Step 3 - Unexport GPIOs as superuser
After the application has terminated, a third program can be executed by the superuser to unexport the appropriate GPIOs.
var Gpio = require('onoff').Gpio,
led = new Gpio(17, 'out');
led.unexport();onoff has been tested on the BeagleBone (Ångström) and Raspberry Pi (Raspbian). The suitability of onoff for a particular Linux board is highly dependent on how GPIO interfaces are made available on that board. The GPIO interfaces documentation describes GPIO access conventions rather than standards that must be followed so GPIO can vary from platform to platform.

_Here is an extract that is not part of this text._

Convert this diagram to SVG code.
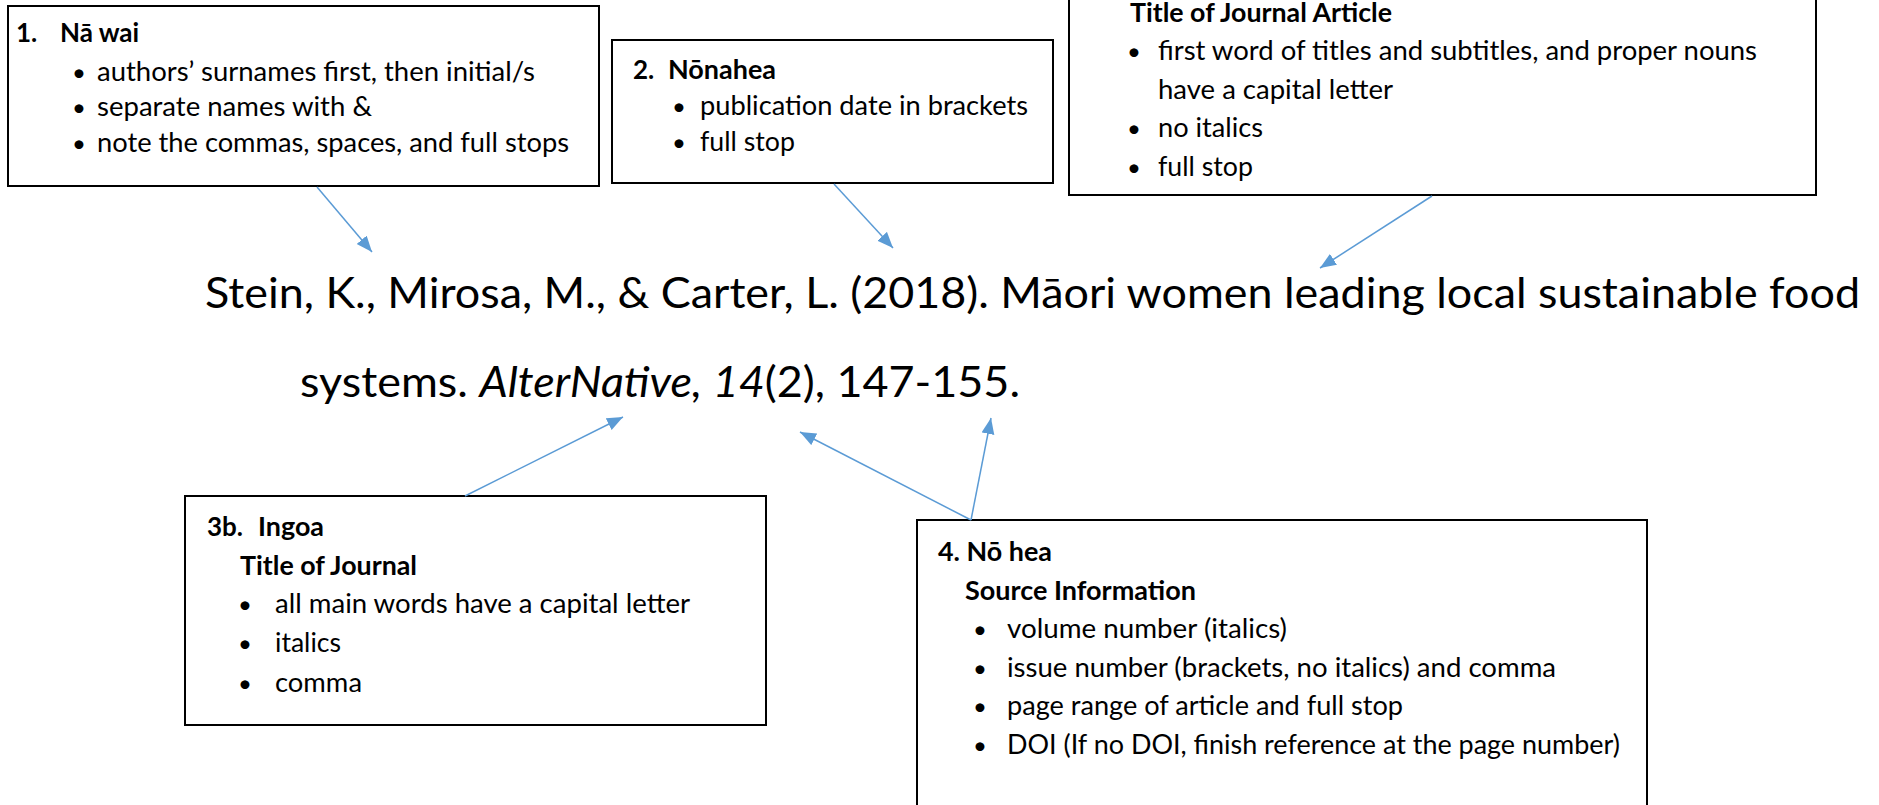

For example, onoff relies on sysfs files located at /sys/classes/gpio being available. However, these sysfs files for userspace GPIO are optional and may not be available on a particular platform.
As its name hopefully indicates, onoff can be used for turning things on and off and detecting interrupts at a "reasonable" frequency. It's not intended for use in bit banging applications.